# Crabs and side by side with Malawi's. Is it Possible?



## SonnyBunz (Jul 27, 2008)

I have always wanted a crab. Can crabs live with Cichlids or will they kill it? Also can these crabs (whatever they may be) live permanently underwater?


----------



## cichlidaholic (Dec 7, 2005)

Some crabs live underwater at all times, and some don't.

Some of them will actually escape your tank and take off on an adventure of their own.

I don't recommend keeping anything like a crab or crayfish with Malawi cichlids. It usually winds up in deaths. Crabs and crayfish molt as they grow, and are particularly vulnerable when they do so.


----------



## Kanorin (Apr 8, 2008)

> Some [crabs] will actually escape your tank and take off on an adventure of their own.


That sounds like a premise for a great children's book!


----------



## cichlidaholic (Dec 7, 2005)

Kanorin said:


> > Some [crabs] will actually escape your tank and take off on an adventure of their own.
> 
> 
> That sounds like a premise for a great children's book!


Maybe...But my mother in law stepped on hers...


----------



## harveyb27 (Dec 15, 2008)

SonnyBunz said:


> I have always wanted a crab. Can crabs live with Cichlids or will they kill it? Also can these crabs (whatever they may be) live permanently underwater?
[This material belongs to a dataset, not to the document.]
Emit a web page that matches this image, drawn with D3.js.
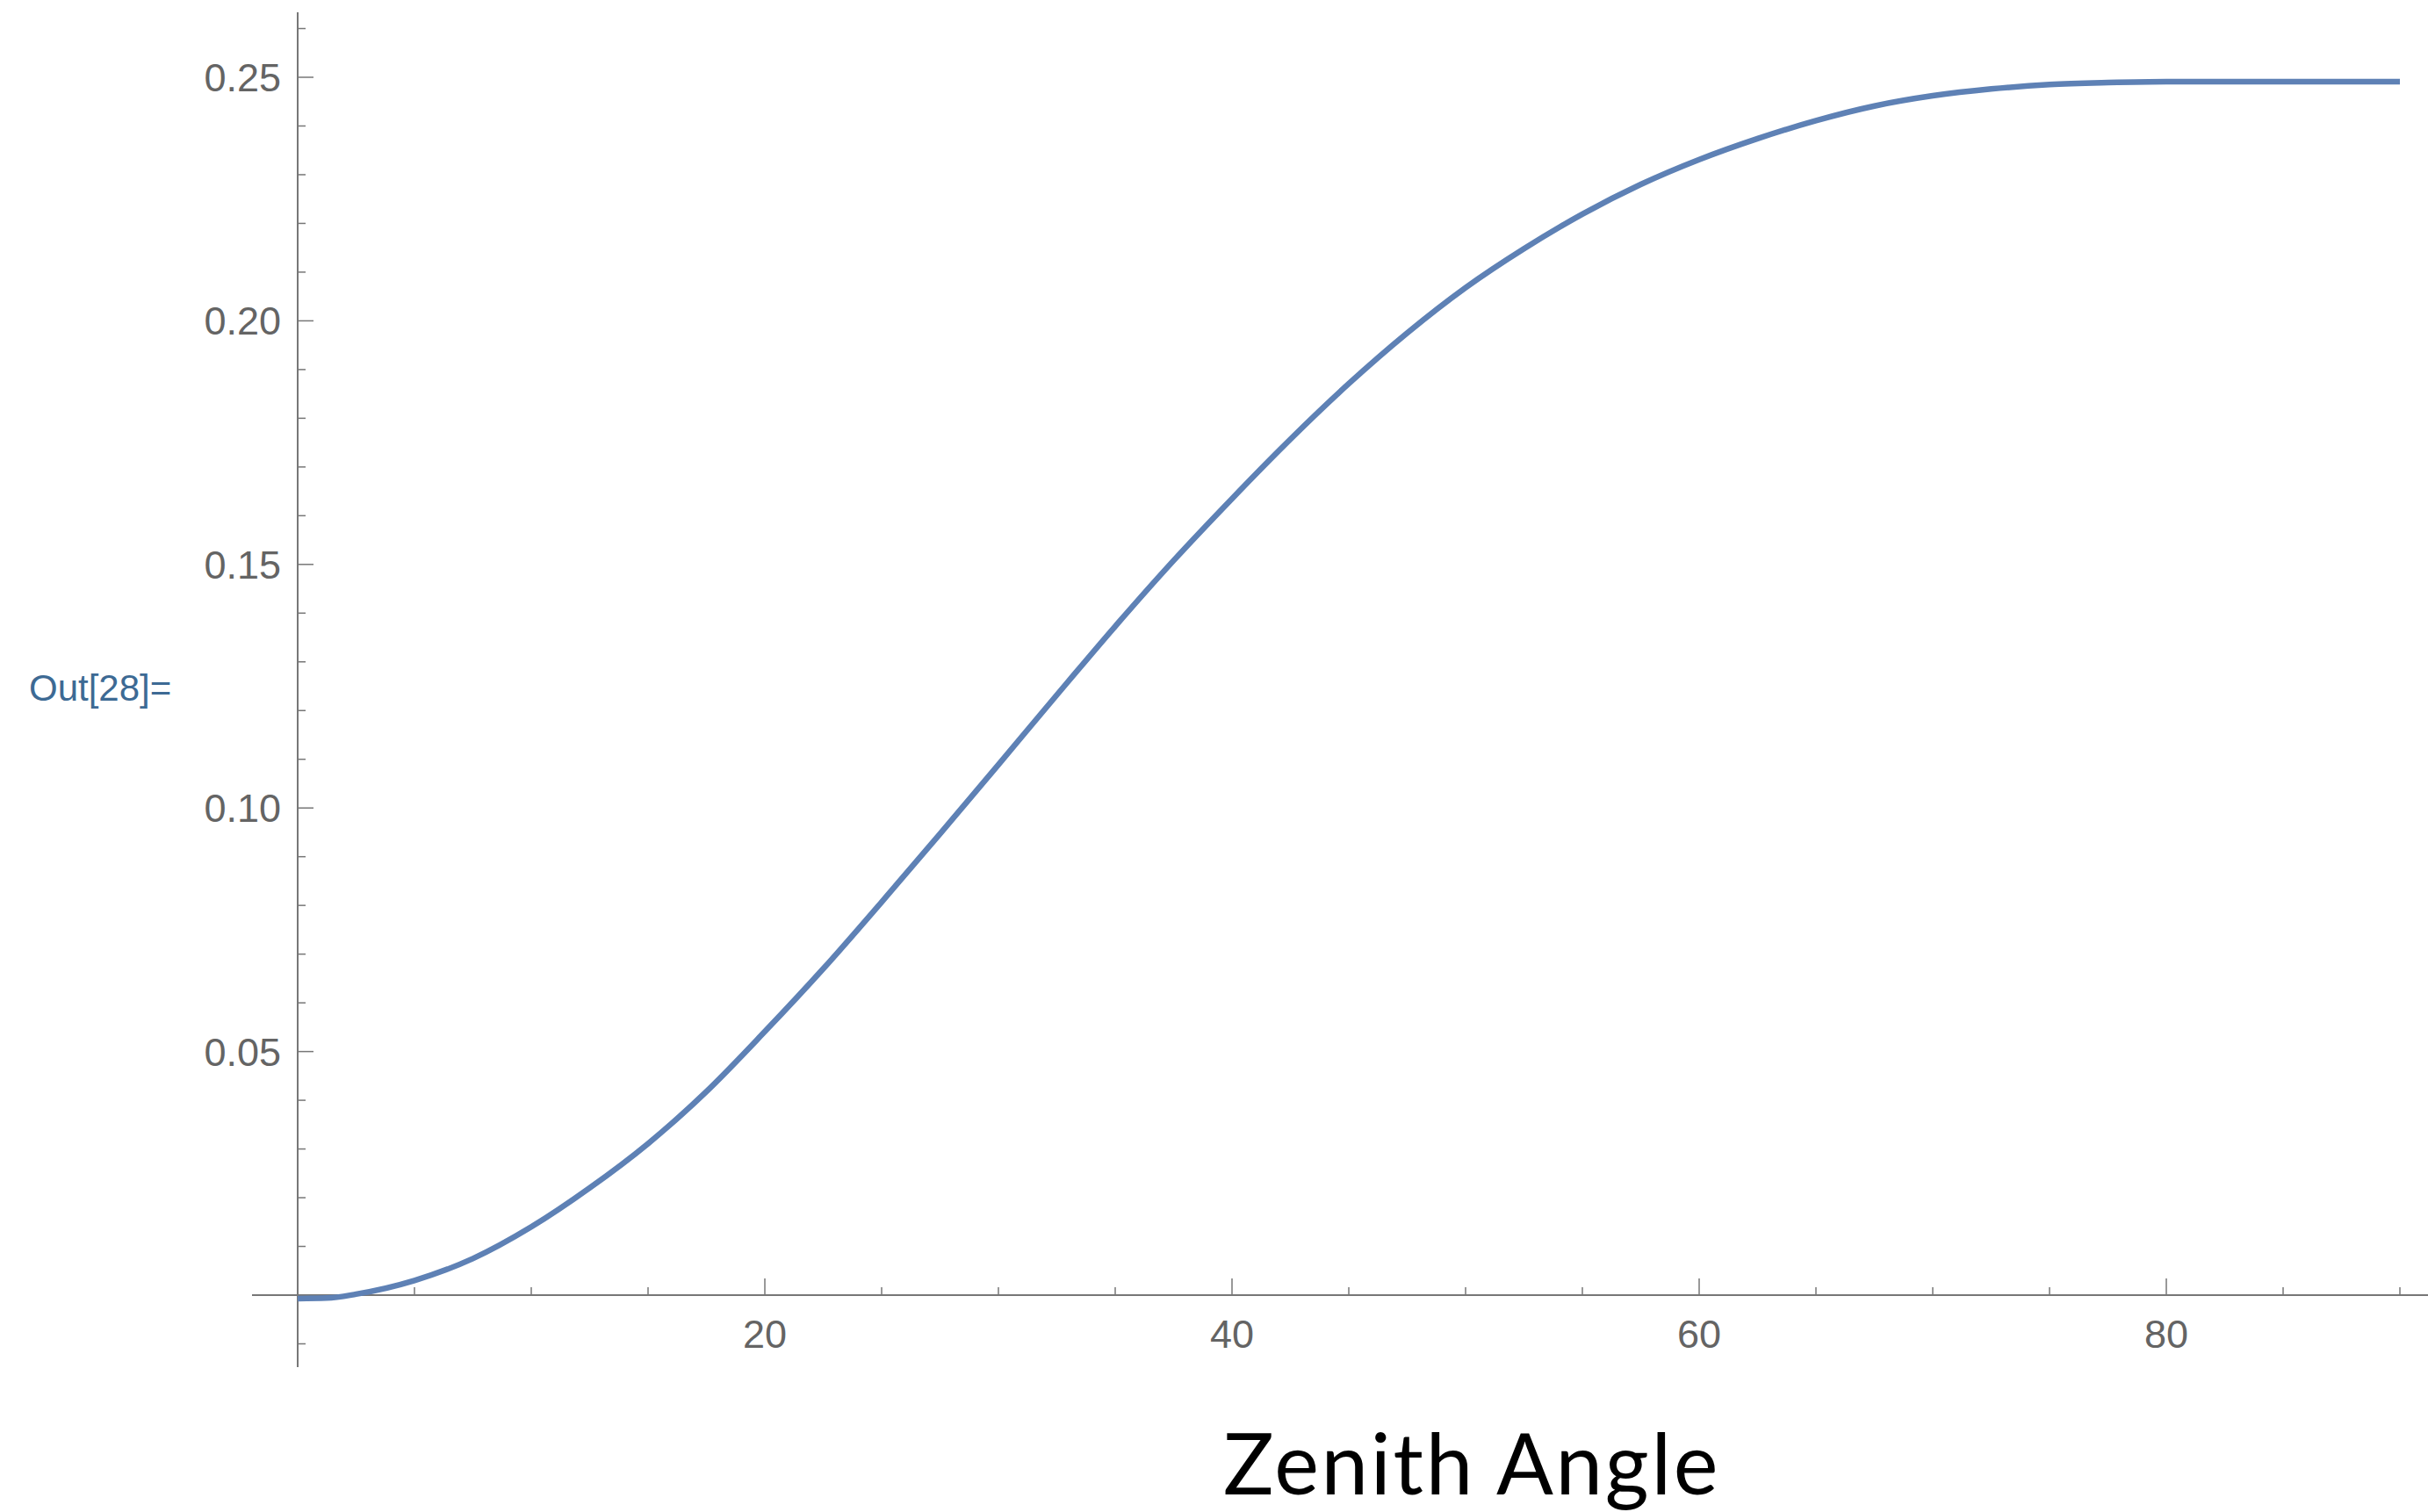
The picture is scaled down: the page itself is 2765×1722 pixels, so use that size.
<!DOCTYPE html>
<html lang="en">
<head>
  <meta charset="UTF-8">
  <title>Zenith Angle</title>
  <script src="https://d3js.org/d3.v7.min.js"></script>
  <style>
    body { margin: 0; background: #fff; }
    svg { display: block; }
    .tick-label { font-family: "Liberation Sans", Arial, sans-serif; font-size: 45px; fill: #646464; }
  </style>
</head>
<body>
  <div id="chart"></div>
  <script>
    // values
    const angle = [0, 1.25, 2.5, 5, 7.5, 10, 12.5, 15, 17.5, 20, 22.5, 25, 27.5, 30, 32.5, 35, 37.5,
                   40, 42.5, 45, 47.5, 50, 52.5, 55, 57.5, 60, 62.5, 65, 67.5, 70, 72.5, 75, 77.5,
                   80, 82.5, 85, 87.5, 90];
    const value = [-0.0007, -0.0006, 0.0002, 0.0030, 0.0075, 0.0140, 0.0220, 0.0311, 0.0418, 0.0541,
                   0.0670, 0.0807, 0.0947, 0.1089, 0.1232, 0.1373, 0.1508, 0.1635, 0.1757, 0.1871,
                   0.1975, 0.2068, 0.2148, 0.2219, 0.2280, 0.2331, 0.2374, 0.2411, 0.2441, 0.2462,
                   0.2476, 0.2485, 0.2489, 0.2491, 0.2491, 0.2491, 0.2491, 0.2491];
    const xMajor = [20, 40, 60, 80];
    const xMinor = [5, 10, 15, 25, 30, 35, 45, 50, 55, 65, 70, 75, 85, 90];
    const yMajor = [0.05, 0.10, 0.15, 0.20, 0.25];
    const yMinor = [-0.01, 0.01, 0.02, 0.03, 0.04, 0.06, 0.07, 0.08, 0.09, 0.11, 0.12, 0.13, 0.14,
                    0.16, 0.17, 0.18, 0.19, 0.21, 0.22, 0.23, 0.24, 0.26];

    const W = 2765, H = 1722;
    const svg = d3.select('#chart').append('svg').attr('width', W).attr('height', H);

    const x = d3.scaleLinear().domain([0, 90]).range([339, 2733]);
    const y = d3.scaleLinear().domain([0, 0.25]).range([1475, 88]);
    const axisColor = '#777';

    // x axis (ticks point up)
    const gx = svg.append('g').attr('transform', `translate(0,${y(0)})`);
    gx.append('line').attr('x1', 287).attr('x2', W).attr('stroke', axisColor).attr('stroke-width', 2);
    gx.selectAll('.mn').data(xMinor).enter().append('line')
      .attr('x1', d => x(d)).attr('x2', d => x(d)).attr('y1', 0).attr('y2', -9)
      .attr('stroke', axisColor).attr('stroke-width', 1.5);
    gx.selectAll('.mj').data(xMajor).enter().append('line')
      .attr('x1', d => x(d)).attr('x2', d => x(d)).attr('y1', 0).attr('y2', -19)
      .attr('stroke', axisColor).attr('stroke-width', 1.5);
    gx.selectAll('text').data(xMajor).enter().append('text')
      .attr('class', 'tick-label').attr('x', d => x(d)).attr('y', 60)
      .attr('text-anchor', 'middle').text(d => d);

    // y axis (ticks point right)
    const gy = svg.append('g').attr('transform', `translate(${x(0)},0)`);
    gy.append('line').attr('y1', 14).attr('y2', 1557).attr('stroke', axisColor).attr('stroke-width', 2);
    gy.selectAll('.mn').data(yMinor).enter().append('line')
      .attr('y1', d => y(d)).attr('y2', d => y(d)).attr('x1', 0).attr('x2', 9)
      .attr('stroke', axisColor).attr('stroke-width', 1.5);
    gy.selectAll('.mj').data(yMajor).enter().append('line')
      .attr('y1', d => y(d)).attr('y2', d => y(d)).attr('x1', 0).attr('x2', 18)
      .attr('stroke', axisColor).attr('stroke-width', 1.5);
    gy.selectAll('text').data(yMajor).enter().append('text')
      .attr('class', 'tick-label').attr('x', -19).attr('y', d => y(d) + 16)
      .attr('text-anchor', 'end').text(d => d3.format('.2f')(d));

    // curve
    const line = d3.line().x((d, i) => x(angle[i])).y(d => y(d)).curve(d3.curveMonotoneX);
    svg.append('path').datum(value).attr('d', line)
      .attr('fill', 'none').attr('stroke', '#5e81b5').attr('stroke-width', 6.5)
      .attr('stroke-linejoin', 'round');

    // notebook output label
    svg.append('text').attr('x', 33).attr('y', 798)
      .attr('font-family', '"Liberation Sans", Arial, sans-serif').attr('font-size', 42)
      .attr('fill', '#3d6a94').text('Out[28]=');

    // axis title
    svg.append('text').attr('x', 1393).attr('y', 1702)
      .attr('font-family', 'Lato, "Open Sans", sans-serif').attr('font-size', 96)
      .attr('letter-spacing', 2.7)
      .attr('fill', '#000').text('Zenith Angle');
  </script>
</body>
</html>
Been there, done that.. Its a big NO! The crab will be killed, and may take a few fish down in the process.


----------



## davespeed3 (Mar 29, 2009)

Was in LFS today and saw some neat crabs, Rainbow I believe. Under what conditions can these be kept, what fish would be compatible? ... just out of interest :wink:


----------



## DJRansome (Oct 29, 2005)

Crustaceans are better in a species tank. As mentioned, the crustacean will catch/eat fish when it can. Then as soon as it molts, the fish will eat the crustacean.


----------



## cichlidaholic (Dec 7, 2005)

The African rainbow crab gets quite large, if that's the one you're referring to. They like to be able to come up out of the water, and as stated above, should be kept in a tank by themselves.


----------



## SonnyBunz (Jul 27, 2008)

I've seen one in an ad but they haven't specified what it is other then an Malawi crab and it is blue. I cant copy and paste the image because it is protected.


----------



## cichlidaholic (Dec 7, 2005)

Here is a link with pics of the ones we used to have...

http://www.cichlid-forum.com/phpBB/view ... inbow+crab

I believe there is also a solid blue one being sold (wild) around here that supposedly comes straight from Lake Malawi, but even these are being kept in tanks of their own.

Even if they are found in the actual lake with cichlids, they aren't something I would confine to a glass box with them. :thumb:


----------